The atmosphere of Pleasant Valley has changed a great deal since the first settlement. Henry Hudson's record of his exploration of the river that was to bear his name recalls both his adventures and his misadventures, painting a vivid picture of the past.
The first settlement in the town of Pleasant Valley occurred prior to 1740, at "Pittsburgh", or Washington Hollow. 1740 brought the settlement of the village of Pleasant Valley. The Moravian mission- aries who arrived at the Mohican village of Shekemeko in 1740 must have had some influence on other Dutchess County settlements, for they certainly helped to make the environs safer here in Pleasant Valley.
The stone barn on the Niagara Mohawk Road in Pleasant Valley is very rare in this part of the state. It's similar to the barns built by German settlers in Pennsylvania, with slits on all four sides to provide light and ventilation. The exact date it was built remains a mystery even today. Half of the Rossway farmhouse was built around 1740.
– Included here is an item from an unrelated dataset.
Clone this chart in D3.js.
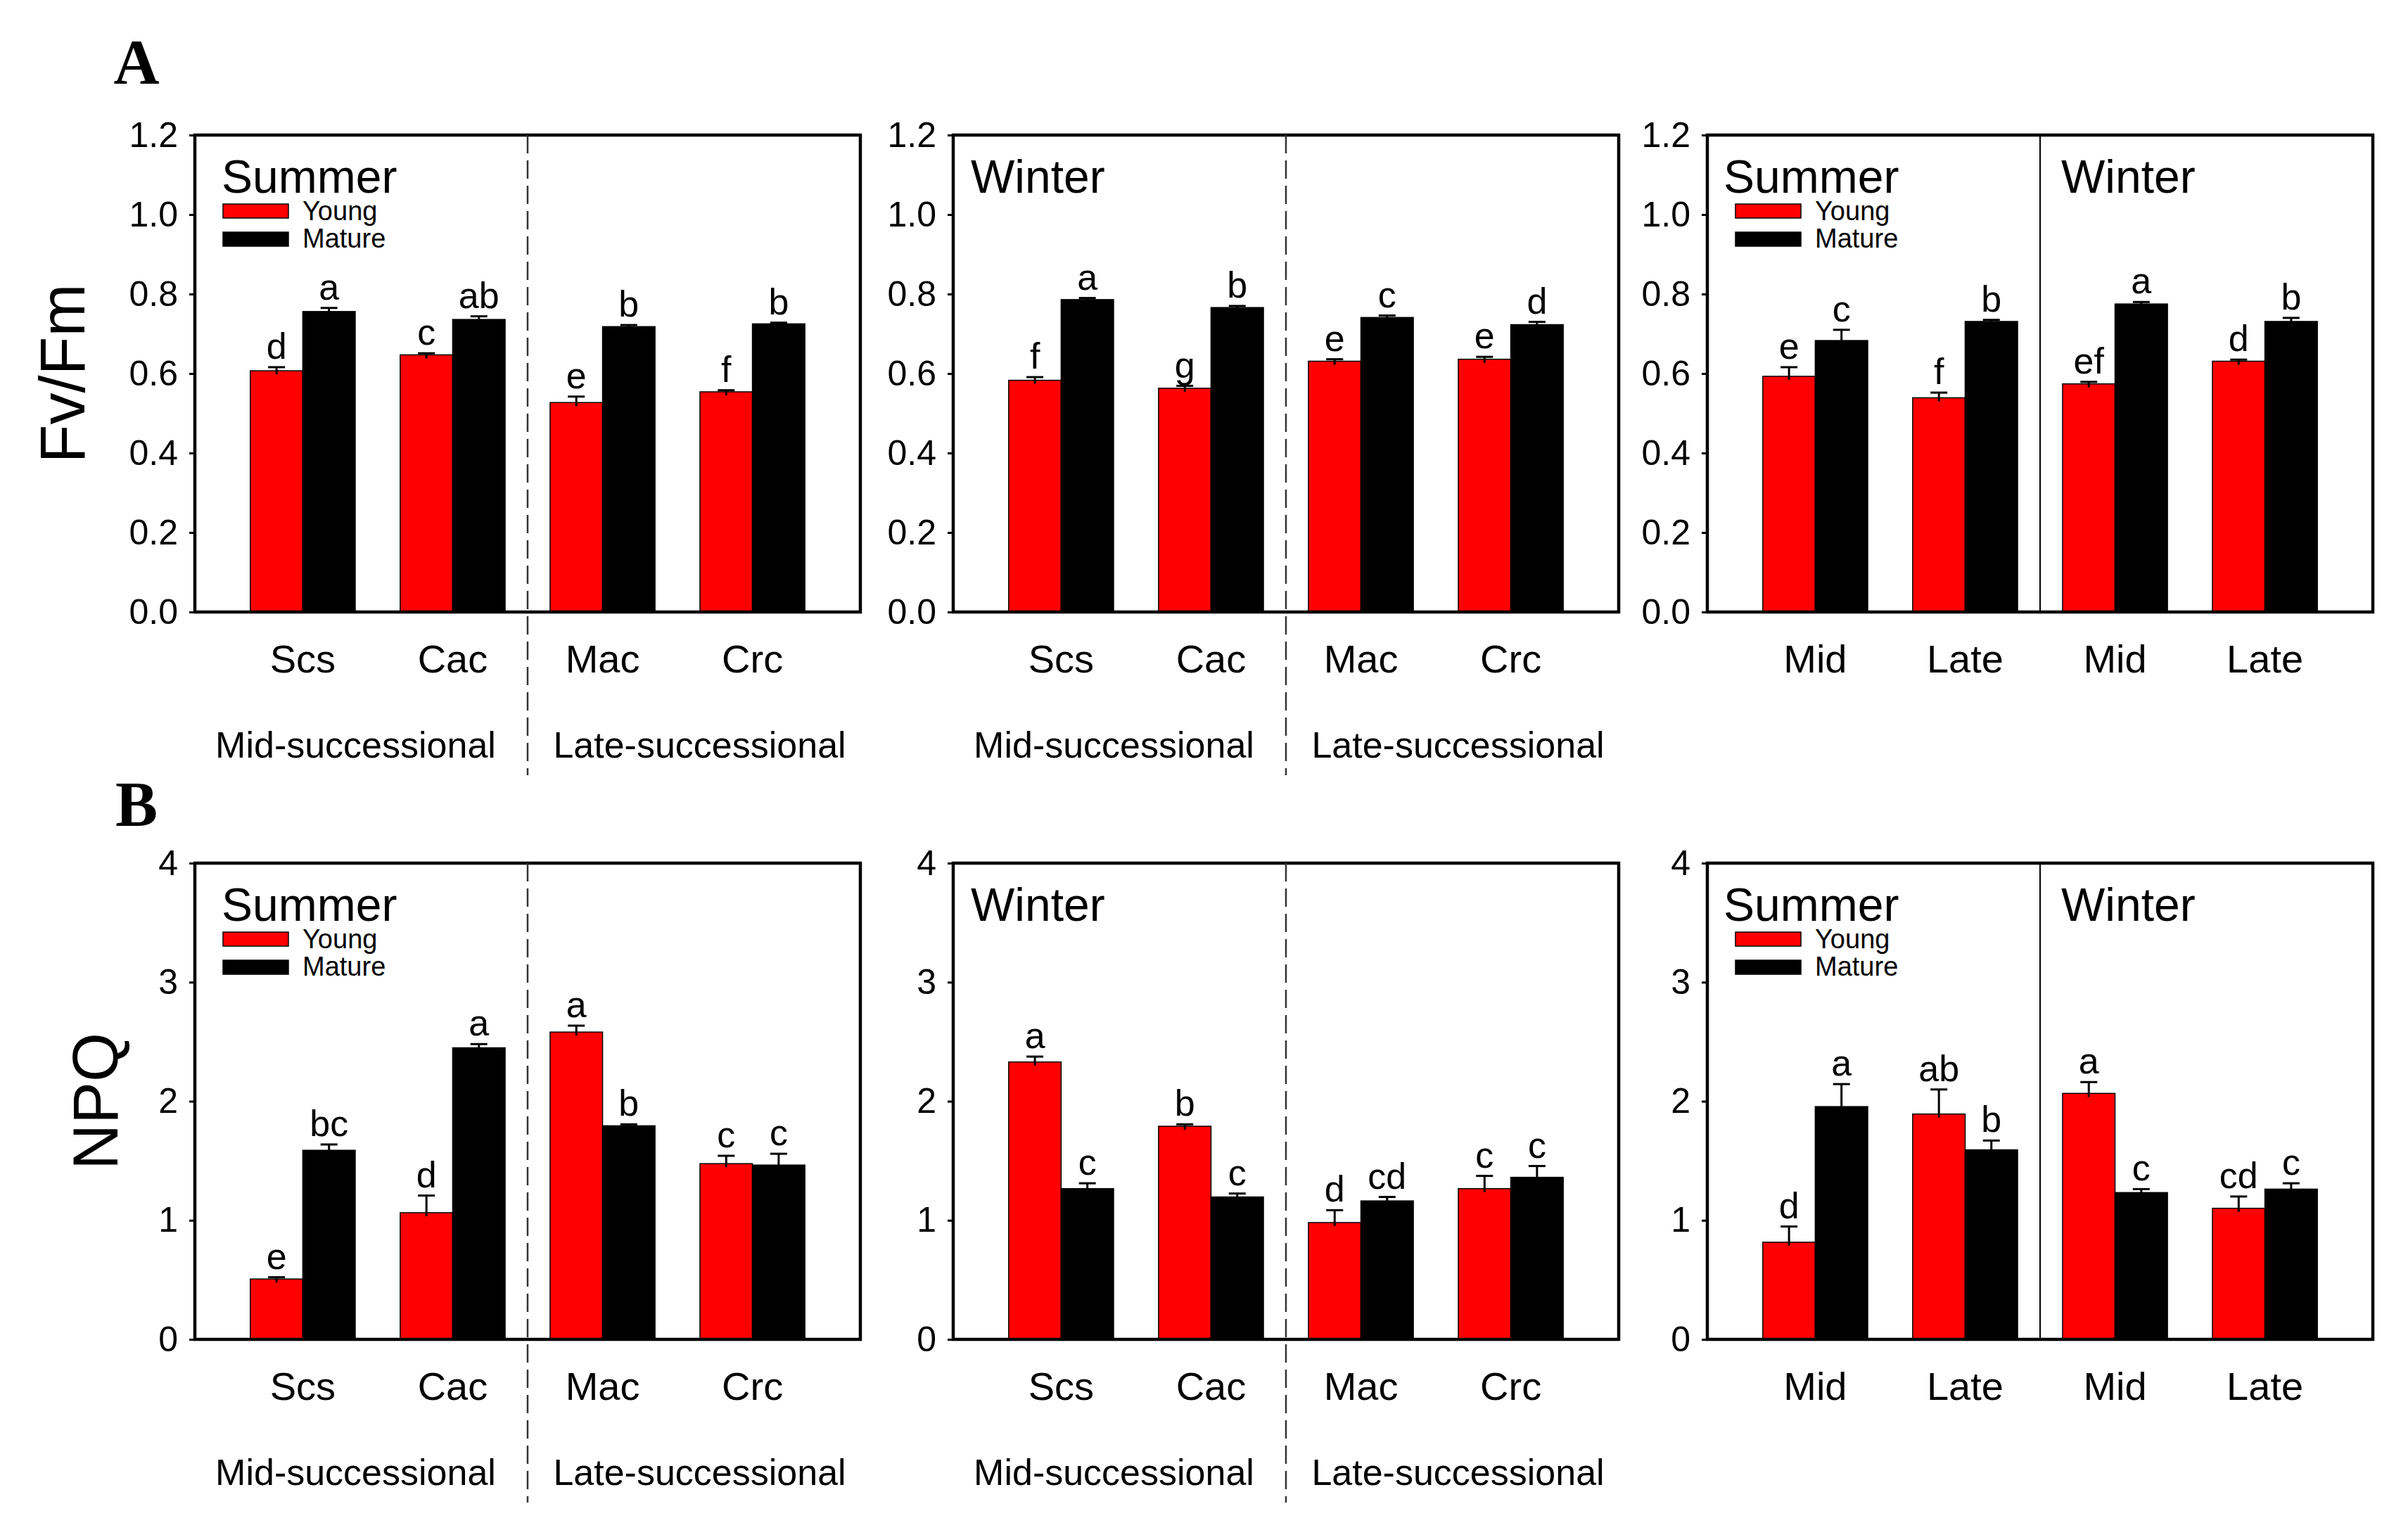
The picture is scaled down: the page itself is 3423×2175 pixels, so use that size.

In the fall of 1777, when it was feared that the British would storm Poughkeepsie, Governor Clinton sent his wife to Pleasant Valley to hide. It appeared that one of the safest places to be during the war was Pleasant Valley. Pleasant Valley had no doctors during the revolutionary times. In the last half of the 1700's the use of bricks for houses became wide spread.
In 1806 Pleasant Valley's great bridge had been replaced by a covered bridge. The first Dutchess County fair was in 1892. In the years 1861 to 1865, 148 men from Pleasant Valley went to the war and 15 never came back. In the winter of 1888 a blizzard forced a closing of the Dutchess Turnpike.